Ainda a Casa do Douro

Nos últimos dias, pela chegada do meio século, recebemos um conjunto interessante de “botelhas” de vinho fino do Douro. A maior parte dessas garrafas não tem rótulo, ou as que ainda o conservam limitam-se à indicação do ano ou da colheita.

Esta nossa relação de portugueses com o “vinho do porto” vai para além do valor mercantil do seu conteúdo, tem um simbolismo que só à verdadeira arte se pode comparar. E esta é uma relação que tarda em ser feita, e importa que seja feita.

A Casa do Douro tem uma parte dos seus vinhos hipotecada em várias frentes. A maior das frentes é a que depende do Tesouro Português, que lhe atribuiu um valor e a colocou na dependência “técnica” do Instituto dos Vinhos do Douro e Porto. Esta circunstância administrativa é nefasta para o Douro e para a sua Casa. E porquê?
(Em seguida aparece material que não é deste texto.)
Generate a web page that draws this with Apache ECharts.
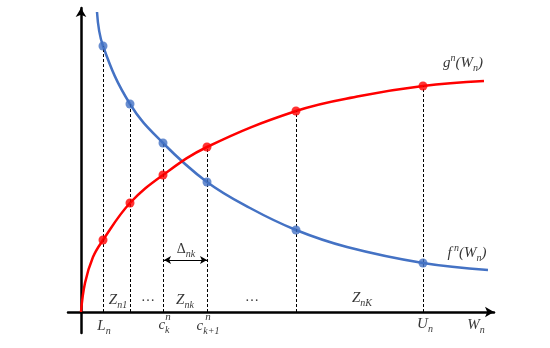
<!DOCTYPE html>
<html><head><meta charset="utf-8">
<script src="https://cdn.jsdelivr.net/npm/echarts@6/dist/echarts.min.js"></script>
<style>html,body{margin:0;padding:0;background:#fff}#c{width:550px;height:348px}</style>
</head><body><div id="c"></div>
<script>
// curve samples
const fCurve = [[16,300],[22,266],[49,208],[82,169],[126,130],[169,104],[215,82],[266,65],[342,49],[407,42]];
const gCurve = [[0,0],[4,29],[12,55],[22,72],[49,109],[82,137],[126,165],[215,201],[279,216],[342,226],[403,231]];
// breakpoints
const breakX = [22, 49, 82, 126, 215, 342];
const fVals = [266, 208, 169, 130, 82, 49];
const gVals = [72, 109, 137, 165, 201, 226];
// labels
const labelTexts = [
  '{i|g}{sup|n}{i|(W}{sub|n}{i|)}',
  '{i|f}{sup| n}{i|(W}{sub|n}{i|)}',
  '{i|L}{sub|n}',
  '{i|c}{sub|k}',
  '{s|n}',
  '{i|c}{sub|k+1}',
  '{s|n}',
  '{i|U}{sub|n}',
  '{i|W}{sub|n}',
  '{i|Z}{sub|n1}',
  '{r|…}',
  '{i|Z}{sub|nk}',
  '{r|…}',
  '{i|Z}{sub|nK}',
  '{r|Δ}{sub|nk}'
];
const labelPos = [[382,249],[386,59],[23,-14],[83,-13],[87,-5],[127,-14],[127,-5],[344,-12],[395,-13],[37,12],[67,15],[104,12],[171,15],[281,14],[105,63]];
const deltaSpan = [83, 126, 52];

const blue = '#4472C4', red = '#FF0000';
const serif = '"Liberation Serif", "DejaVu Serif", serif';
const rich = {
  i: {fontFamily: serif, fontStyle: 'italic', fontSize: 15, color: '#000', lineHeight: 20},
  r: {fontFamily: serif, fontSize: 14, color: '#000', lineHeight: 20},
  s: {fontFamily: serif, fontStyle: 'italic', fontSize: 11, color: '#000', lineHeight: 12},
  sup: {fontFamily: serif, fontStyle: 'italic', fontSize: 10, color: '#000', verticalAlign: 'top', lineHeight: 20, padding: [0,0,6,0]},
  sub: {fontFamily: serif, fontStyle: 'italic', fontSize: 10, color: '#000', verticalAlign: 'bottom', lineHeight: 20, padding: [6,0,0,0]}
};

const dashLines = breakX.map((x, i) => [{coord: [x, 0]}, {coord: [x, Math.max(fVals[i], gVals[i])]}]);

const chart = echarts.init(document.getElementById('c'), null, {renderer: 'canvas'});
chart.setOption({
  animation: false,
  grid: {left: 68, right: 56, top: 8, bottom: 15},
  xAxis: {type: 'value', min: -13, max: 413,
    axisLine: {onZero: true, lineStyle: {color: '#000', width: 2.5}, symbol: ['none', 'arrow'], symbolSize: [8, 9]},
    axisTick: {show: false}, axisLabel: {show: false}, splitLine: {show: false}},
  yAxis: {type: 'value', min: -21, max: 304,
    axisLine: {onZero: true, lineStyle: {color: '#000', width: 2.5}, symbol: ['none', 'arrow'], symbolSize: [8, 9]},
    axisTick: {show: false}, axisLabel: {show: false}, splitLine: {show: false}},
  series: [
    {type: 'line', data: fCurve, smooth: 0.4, showSymbol: false, lineStyle: {color: blue, width: 2.5}, z: 3,
      markLine: {silent: true, symbol: 'none', label: {show: false}, lineStyle: {color: '#000', type: [3, 2], width: 1}, data: dashLines}},
    {type: 'line', data: gCurve, smooth: 0.4, showSymbol: false, lineStyle: {color: red, width: 2.5}, z: 3,
      markLine: {silent: true, symbol: ['arrow', 'arrow'], symbolSize: [6, 7], label: {show: false}, lineStyle: {color: '#000', type: 'solid', width: 1},
        data: [[{coord: [deltaSpan[0], deltaSpan[2]]}, {coord: [deltaSpan[1], deltaSpan[2]]}]]}},
    {type: 'scatter', data: breakX.map((x, i) => [x, fVals[i]]), symbolSize: 9, itemStyle: {color: blue}, z: 5},
    {type: 'scatter', data: breakX.map((x, i) => [x, gVals[i]]), symbolSize: 9, itemStyle: {color: red}, z: 5},
    {type: 'scatter', clip: false, symbolSize: 0, silent: true, z: 6,
      data: labelPos.map((p, i) => ({value: p, label: {formatter: labelTexts[i]}})),
      label: {show: true, position: 'inside', rich: rich}}
  ]
});
</script></body></html>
Os vinhos da Casa do Douro não devem ser vinhos em comércio normal. Como um quadro de Picasso ou de Rembrandt, quem os tem conserva-os, ou quando alguém os quer vender os preços sobem em leilão da Christie’s.

Ora, o Estado Português é proprietário de uma imensa coleção de arte, espalhada pelos seus museus e serviços, e essa coleção tem um valor incalculável, tem o valor de não ter que ser vendida.

O que a direção da Casa do Douro, o Instituto do Vinho do Porto e o Ministério das Finanças deveriam fazer deveria ser, pois, a atribuição de um valor ao vinho fino do Douro em hipoteca que somasse o valor comercial ao valor simbólico dos diversos anos e colheitas e à história associada.

Estamos completamente certos de que esse valor será sempre muito superior ao que resulta das obrigações que a Casa do Douro tem para com os seus financiadores, fornecedores e, principalmente, para com os seus funcionários.

E como deveria ser contabilizado esse vinho? Como património não alienável do Estado, na dependência do IVDP, gerido de forma a poder prolongar-se no tempo e a poder ser memória viva e prestigiada do Estado Português.

Aproximando-se a eleição da nova direção da Casa do Douro, havendo necessidade de se voltar a por na ordem do dia o problema da sustentabilidade desta instituição, só uma solução como a que propomos pode salvar a situação. E talvez tenhamos um ponto de partida para uma negociação que sempre dependerá do entendimento que o Ministério das Finanças tiver do valor do património vinícola do último século. Façamo-lo entender que o Vinho do Porto não é só o dos rótulos suspeitos colocados em fila nas linhas de venda de qualquer grande superfície…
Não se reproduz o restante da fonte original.